Alternate name: Acquisition

How a Takeover Works

The simple definition of a takeover is the process of one company successfully acquiring another. But there’s far more that goes into a takeover. In most cases, an acquisition starts with a negotiation between the two companies. The acquiring company expresses interest in acquiring the other company. Then, the two go through a standard business valuation and due diligence processes to determine both what the soon-to-be-bought company is worth now and what its worth will be once the companies are combined. Using that information, the companies can agree on a sale price and draft an acquisition agreement. The matter may go to a shareholder vote. If the majority of shareholders agree to the acquisition, then business ownership is transferred to the acquiring company and the target company ceases to exist. While the process above is how most friendly takeovers work, there are exceptions. In some acquisitions, an acquiring company may buy only the assets of the target company, rather than the entire company itself. In this case, shareholders of the target company receive cash from the sale, but rather than becoming a part of the acquiring company, the target company simply becomes an empty shell. And in the case of hostile takeovers, the acquiring company bypasses the target company’s management and goes directly to the shareholders with a tender offer to purchase their outstanding shares.

Types of Takeovers

Takeovers can come in several different forms. The most common types are friendly takeovers and hostile takeovers.

Friendly Takeover

A friendly takeover, most often referred to as an acquisition, involves the cooperation of the management and board of directors of the target company. This type of takeover involves a collaborative process between the two companies to agree on a fair sale price and become a single company.

Hostile Takeover

Hostile takeovers are less common and occur when an acquiring company takes control of the target company without the consent of the target company’s leadership. Hostile takeovers can happen in two primary ways:

Tender offer: The most common way hostile takeovers are achieved is through a tender offer. This occurs when the acquiring company offers to purchase outstanding shares in another company with the hope of gaining a controlling share. It’s up to the shareholders to ensure the takeover is successful. Proxy contest: Through a proxy contest, the prospective buyer seeks to have board members elected who will support the sale, with the goal of eventually having enough support for a traditional acquisition.

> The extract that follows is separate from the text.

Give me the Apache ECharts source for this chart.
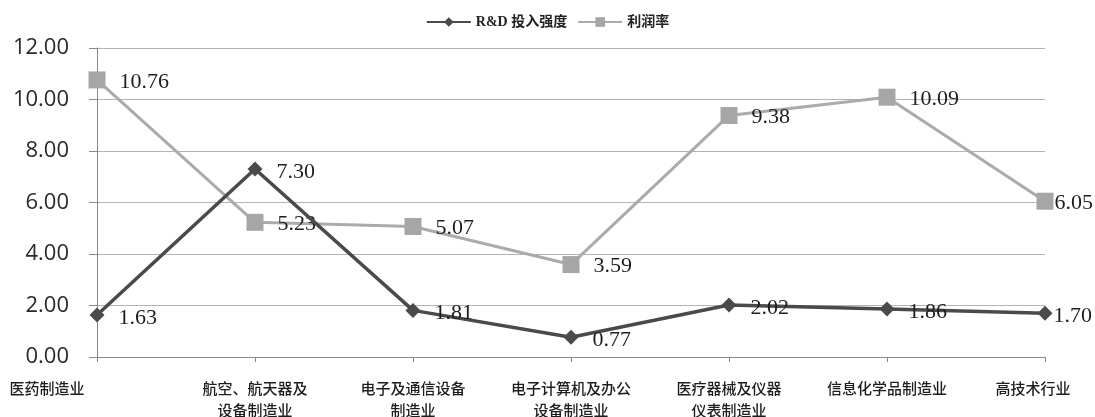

What It Means for Individual Investors

As an investor, you may or may not notice the effects of a takeover. As a shareholder of the acquiring company, it’s likely that little will change for you. In some cases, a successful acquisition can provide positive outcomes for the company—and, therefore, for the shareholders. But there are also examples of acquisitions gone wrong, which ultimately harm shareholders in the long run. No matter which side of the takeover you’re on—a shareholder of the acquiring company or the target company—you may experience some effects in your investment portfolio. Unfortunately, there’s no way to know ahead of time whether the effect will be a positive or negative one, as this depends on the companies at hand. If a company that you’re invested in is going through a major transaction like a takeover, do your research to make the most educated decision about your investment.